- **DIRECTIONS FOR THIS TASK**: Copy out all the lines exactly. Omit pictures.

>> begin SUPPLIED INFORMATION

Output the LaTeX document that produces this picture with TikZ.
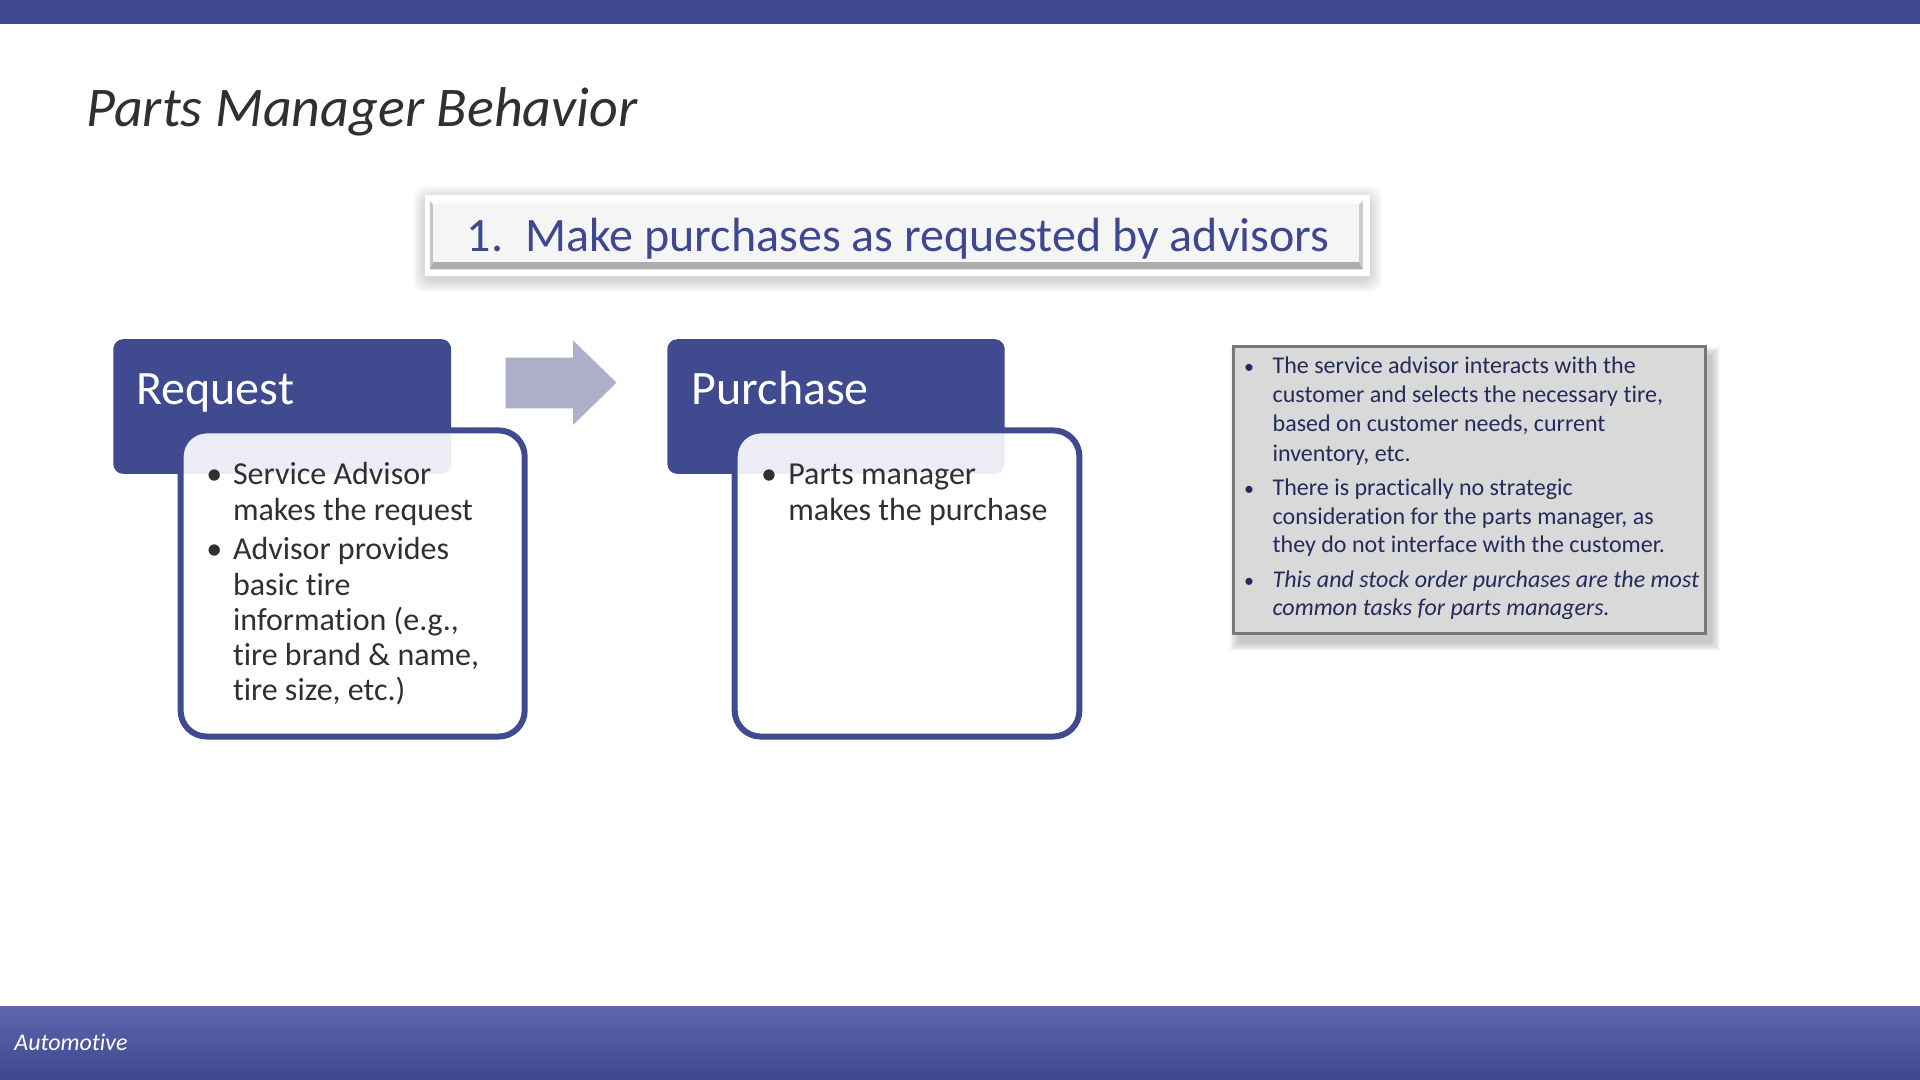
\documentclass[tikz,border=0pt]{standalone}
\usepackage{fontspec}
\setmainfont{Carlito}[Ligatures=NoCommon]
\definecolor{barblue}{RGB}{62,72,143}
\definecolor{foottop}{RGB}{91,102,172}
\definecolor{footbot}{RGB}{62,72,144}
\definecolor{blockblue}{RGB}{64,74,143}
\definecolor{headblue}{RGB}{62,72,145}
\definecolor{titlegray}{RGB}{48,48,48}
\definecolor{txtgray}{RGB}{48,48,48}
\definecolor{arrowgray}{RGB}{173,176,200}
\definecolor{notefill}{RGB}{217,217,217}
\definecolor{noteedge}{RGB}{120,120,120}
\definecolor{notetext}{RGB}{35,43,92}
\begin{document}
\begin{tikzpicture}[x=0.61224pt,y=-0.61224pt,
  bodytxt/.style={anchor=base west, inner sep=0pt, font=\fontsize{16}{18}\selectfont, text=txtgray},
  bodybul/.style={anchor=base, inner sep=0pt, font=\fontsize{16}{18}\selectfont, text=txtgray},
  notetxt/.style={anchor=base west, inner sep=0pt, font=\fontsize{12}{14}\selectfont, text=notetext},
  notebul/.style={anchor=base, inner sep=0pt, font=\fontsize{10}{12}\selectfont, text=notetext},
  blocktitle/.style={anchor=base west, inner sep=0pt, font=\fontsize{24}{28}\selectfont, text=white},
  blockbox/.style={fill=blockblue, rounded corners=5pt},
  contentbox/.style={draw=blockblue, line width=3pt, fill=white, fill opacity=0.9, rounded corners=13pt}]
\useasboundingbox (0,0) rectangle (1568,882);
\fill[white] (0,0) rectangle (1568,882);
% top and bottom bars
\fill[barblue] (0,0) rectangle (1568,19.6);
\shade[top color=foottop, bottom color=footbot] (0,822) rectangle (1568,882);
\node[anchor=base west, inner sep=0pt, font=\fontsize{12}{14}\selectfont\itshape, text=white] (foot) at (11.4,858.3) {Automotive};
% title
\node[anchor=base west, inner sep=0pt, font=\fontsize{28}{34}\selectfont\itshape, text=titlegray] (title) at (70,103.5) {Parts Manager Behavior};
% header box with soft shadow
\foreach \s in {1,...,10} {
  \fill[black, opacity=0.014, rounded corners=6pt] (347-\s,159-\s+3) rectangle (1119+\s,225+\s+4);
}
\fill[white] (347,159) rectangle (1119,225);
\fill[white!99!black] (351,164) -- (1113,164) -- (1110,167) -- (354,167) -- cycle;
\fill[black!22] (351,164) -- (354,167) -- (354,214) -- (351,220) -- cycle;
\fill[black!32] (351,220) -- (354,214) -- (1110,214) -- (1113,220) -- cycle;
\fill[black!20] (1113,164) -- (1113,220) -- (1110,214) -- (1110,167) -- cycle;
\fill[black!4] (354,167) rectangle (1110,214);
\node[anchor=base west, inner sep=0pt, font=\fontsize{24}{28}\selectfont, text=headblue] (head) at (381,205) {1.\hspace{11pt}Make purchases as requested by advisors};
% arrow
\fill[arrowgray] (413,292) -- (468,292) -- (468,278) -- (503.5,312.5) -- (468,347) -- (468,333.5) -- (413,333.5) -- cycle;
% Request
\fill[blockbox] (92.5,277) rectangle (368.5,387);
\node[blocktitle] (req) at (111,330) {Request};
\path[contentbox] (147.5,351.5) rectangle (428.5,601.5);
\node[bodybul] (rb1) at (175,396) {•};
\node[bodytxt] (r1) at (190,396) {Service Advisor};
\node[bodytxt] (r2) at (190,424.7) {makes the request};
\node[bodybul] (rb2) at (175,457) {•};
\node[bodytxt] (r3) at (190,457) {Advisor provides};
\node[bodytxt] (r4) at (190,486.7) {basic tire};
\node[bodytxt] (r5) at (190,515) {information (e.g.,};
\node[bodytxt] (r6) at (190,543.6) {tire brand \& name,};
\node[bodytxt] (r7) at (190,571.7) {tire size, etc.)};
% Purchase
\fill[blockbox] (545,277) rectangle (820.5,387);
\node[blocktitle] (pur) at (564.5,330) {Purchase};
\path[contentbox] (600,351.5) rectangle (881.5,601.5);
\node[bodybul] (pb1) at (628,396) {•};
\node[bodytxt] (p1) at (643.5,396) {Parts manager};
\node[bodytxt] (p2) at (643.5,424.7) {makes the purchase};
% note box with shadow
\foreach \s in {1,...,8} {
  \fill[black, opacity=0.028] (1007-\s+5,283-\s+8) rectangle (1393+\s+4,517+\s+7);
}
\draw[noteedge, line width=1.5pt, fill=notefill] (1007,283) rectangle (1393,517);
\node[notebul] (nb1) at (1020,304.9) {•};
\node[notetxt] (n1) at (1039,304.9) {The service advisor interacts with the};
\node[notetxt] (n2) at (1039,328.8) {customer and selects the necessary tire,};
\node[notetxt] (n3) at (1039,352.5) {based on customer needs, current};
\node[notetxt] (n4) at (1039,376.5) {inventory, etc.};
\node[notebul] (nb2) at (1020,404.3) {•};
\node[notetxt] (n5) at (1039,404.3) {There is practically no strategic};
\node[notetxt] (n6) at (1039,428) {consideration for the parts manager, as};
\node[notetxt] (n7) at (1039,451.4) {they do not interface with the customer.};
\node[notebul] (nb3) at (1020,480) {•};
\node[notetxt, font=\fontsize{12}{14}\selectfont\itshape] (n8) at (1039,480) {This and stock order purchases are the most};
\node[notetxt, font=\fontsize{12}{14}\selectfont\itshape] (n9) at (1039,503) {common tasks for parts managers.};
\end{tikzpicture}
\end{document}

>> end SUPPLIED INFORMATION

- **ANSWER TO THIS PROBLEM**:
Output the LaTeX document that produces this picture with TikZ.
\documentclass[tikz,border=0pt]{standalone}
\usepackage{fontspec}
\setmainfont{Carlito}[Ligatures=NoCommon]
\definecolor{barblue}{RGB}{62,72,143}
\definecolor{foottop}{RGB}{91,102,172}
\definecolor{footbot}{RGB}{62,72,144}
\definecolor{blockblue}{RGB}{64,74,143}
\definecolor{headblue}{RGB}{62,72,145}
\definecolor{titlegray}{RGB}{48,48,48}
\definecolor{txtgray}{RGB}{48,48,48}
\definecolor{arrowgray}{RGB}{173,176,200}
\definecolor{notefill}{RGB}{217,217,217}
\definecolor{noteedge}{RGB}{120,120,120}
\definecolor{notetext}{RGB}{35,43,92}
\begin{document}
\begin{tikzpicture}[x=0.61224pt,y=-0.61224pt,
  bodytxt/.style={anchor=base west, inner sep=0pt, font=\fontsize{16}{18}\selectfont, text=txtgray},
  bodybul/.style={anchor=base, inner sep=0pt, font=\fontsize{16}{18}\selectfont, text=txtgray},
  notetxt/.style={anchor=base west, inner sep=0pt, font=\fontsize{12}{14}\selectfont, text=notetext},
  notebul/.style={anchor=base, inner sep=0pt, font=\fontsize{10}{12}\selectfont, text=notetext},
  blocktitle/.style={anchor=base west, inner sep=0pt, font=\fontsize{24}{28}\selectfont, text=white},
  blockbox/.style={fill=blockblue, rounded corners=5pt},
  contentbox/.style={draw=blockblue, line width=3pt, fill=white, fill opacity=0.9, rounded corners=13pt}]
\useasboundingbox (0,0) rectangle (1568,882);
\fill[white] (0,0) rectangle (1568,882);
% top and bottom bars
\fill[barblue] (0,0) rectangle (1568,19.6);
\shade[top color=foottop, bottom color=footbot] (0,822) rectangle (1568,882);
\node[anchor=base west, inner sep=0pt, font=\fontsize{12}{14}\selectfont\itshape, text=white] (foot) at (11.4,858.3) {Automotive};
% title
\node[anchor=base west, inner sep=0pt, font=\fontsize{28}{34}\selectfont\itshape, text=titlegray] (title) at (70,103.5) {Parts Manager Behavior};
% header box with soft shadow
\foreach \s in {1,...,10} {
  \fill[black, opacity=0.014, rounded corners=6pt] (347-\s,159-\s+3) rectangle (1119+\s,225+\s+4);
}
\fill[white] (347,159) rectangle (1119,225);
\fill[white!99!black] (351,164) -- (1113,164) -- (1110,167) -- (354,167) -- cycle;
\fill[black!22] (351,164) -- (354,167) -- (354,214) -- (351,220) -- cycle;
\fill[black!32] (351,220) -- (354,214) -- (1110,214) -- (1113,220) -- cycle;
\fill[black!20] (1113,164) -- (1113,220) -- (1110,214) -- (1110,167) -- cycle;
\fill[black!4] (354,167) rectangle (1110,214);
\node[anchor=base west, inner sep=0pt, font=\fontsize{24}{28}\selectfont, text=headblue] (head) at (381,205) {1.\hspace{11pt}Make purchases as requested by advisors};
% arrow
\fill[arrowgray] (413,292) -- (468,292) -- (468,278) -- (503.5,312.5) -- (468,347) -- (468,333.5) -- (413,333.5) -- cycle;
% Request
\fill[blockbox] (92.5,277) rectangle (368.5,387);
\node[blocktitle] (req) at (111,330) {Request};
\path[contentbox] (147.5,351.5) rectangle (428.5,601.5);
\node[bodybul] (rb1) at (175,396) {•};
\node[bodytxt] (r1) at (190,396) {Service Advisor};
\node[bodytxt] (r2) at (190,424.7) {makes the request};
\node[bodybul] (rb2) at (175,457) {•};
\node[bodytxt] (r3) at (190,457) {Advisor provides};
\node[bodytxt] (r4) at (190,486.7) {basic tire};
\node[bodytxt] (r5) at (190,515) {information (e.g.,};
\node[bodytxt] (r6) at (190,543.6) {tire brand \& name,};
\node[bodytxt] (r7) at (190,571.7) {tire size, etc.)};
% Purchase
\fill[blockbox] (545,277) rectangle (820.5,387);
\node[blocktitle] (pur) at (564.5,330) {Purchase};
\path[contentbox] (600,351.5) rectangle (881.5,601.5);
\node[bodybul] (pb1) at (628,396) {•};
\node[bodytxt] (p1) at (643.5,396) {Parts manager};
\node[bodytxt] (p2) at (643.5,424.7) {makes the purchase};
% note box with shadow
\foreach \s in {1,...,8} {
  \fill[black, opacity=0.028] (1007-\s+5,283-\s+8) rectangle (1393+\s+4,517+\s+7);
}
\draw[noteedge, line width=1.5pt, fill=notefill] (1007,283) rectangle (1393,517);
\node[notebul] (nb1) at (1020,304.9) {•};
\node[notetxt] (n1) at (1039,304.9) {The service advisor interacts with the};
\node[notetxt] (n2) at (1039,328.8) {customer and selects the necessary tire,};
\node[notetxt] (n3) at (1039,352.5) {based on customer needs, current};
\node[notetxt] (n4) at (1039,376.5) {inventory, etc.};
\node[notebul] (nb2) at (1020,404.3) {•};
\node[notetxt] (n5) at (1039,404.3) {There is practically no strategic};
\node[notetxt] (n6) at (1039,428) {consideration for the parts manager, as};
\node[notetxt] (n7) at (1039,451.4) {they do not interface with the customer.};
\node[notebul] (nb3) at (1020,480) {•};
\node[notetxt, font=\fontsize{12}{14}\selectfont\itshape] (n8) at (1039,480) {This and stock order purchases are the most};
\node[notetxt, font=\fontsize{12}{14}\selectfont\itshape] (n9) at (1039,503) {common tasks for parts managers.};
\end{tikzpicture}
\end{document}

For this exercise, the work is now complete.